Pour remédier à ces impairs, l’étude recommande de mettre en cohérence le plan national d’implantation des Zes et les plans nationaux d’aménagement du territoire pour donner corps à l’équité territoriale et favoriser un développement plus harmonieux des territoires à l’échelle nationale. Elle plaide également « pour une meilleure insertion de la politique Zes dans les dynamiques territoriales et favoriser une transformation de l’économie locale en positionnant les entreprises dans la valorisation des produits locaux ». En zone rurale, poursuit la même source, la politique des Zes doit respecter les plans locaux d’aménagement et mieux intégrer les activités agro-sylvo-pastorales dont dépendent majoritairement les communautés. Elle estime également pertinent d’utiliser les Zes comme moteur d’une stratégie pour la promotion du secteur privé national et de grandes entreprises agricoles locales afin de créer des chaines de valeur à haute intensité de main-d’œuvre.

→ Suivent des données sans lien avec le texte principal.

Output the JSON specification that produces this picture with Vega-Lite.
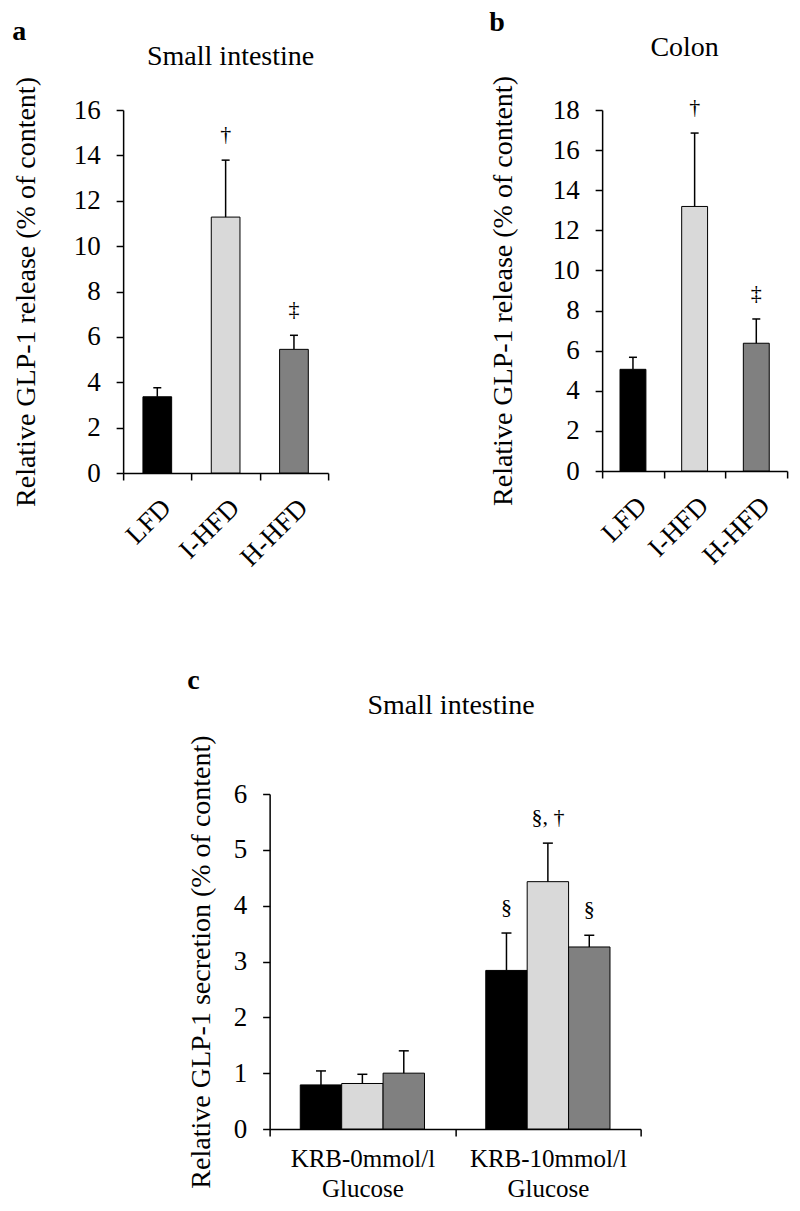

Mieux impliquer les collectivités
Pour un meilleur service aux collectivités territoriales qui les accueillent, l’étude suggère une implication plus poussée des collectivités territoriales et les communautés dans tout le processus de mise en place et de gestion des Zes. Selon les experts, il faut s’inspirer de l’expérience de Sandiara pour mieux impliquer les collectivités territoriales d’accueil. Il faut, en même temps, revoir la politique des Zes et adopter des modèles gagnant-gagnant entre les populations locales et les investisseurs, suggère l’étude. « Le foncier pourrait être considéré comme apport des détenteurs de droits fonciers dépossédés dans la constitution des Zes. Ce modèle leur permettrait de tirer localement un intérêt des Zes, d’avoir des revenus durables et ne pas percevoir ces pôles comme émanant d’une volonté extérieure qui ne prend pas en compte leurs intérêts stratégiques et vitaux », indique le document. Dans la même dynamique, il est suggéré d’accorder la priorité d’embauche aux populations des localités d’accueil et se référer aux instructions du Président de la République invitant à une création d’emplois dans les localités d’accueil. « Il faut également prévoir pour les communautés locales un dispositif d’accompagnement et d’allègement des conditions d’accès aux Zes pour leur permettre de pouvoir investir dans ces sites. Si leur mise en place est bien articulée avec les réalités de l’économie locale, les Zes pourraient bien booster la production locale et générer des profits pour les populations locales », ajoute la même source.
Dans la même veine, il est suggéré d’engager « une réforme foncière globale qui sécurise les droits de l’ensemble des acteurs, notamment les communautés locales, plutôt que de promouvoir des lois spécifiques instaurant un régime d’exception et/ou privilégiant une catégorie d’acteurs ».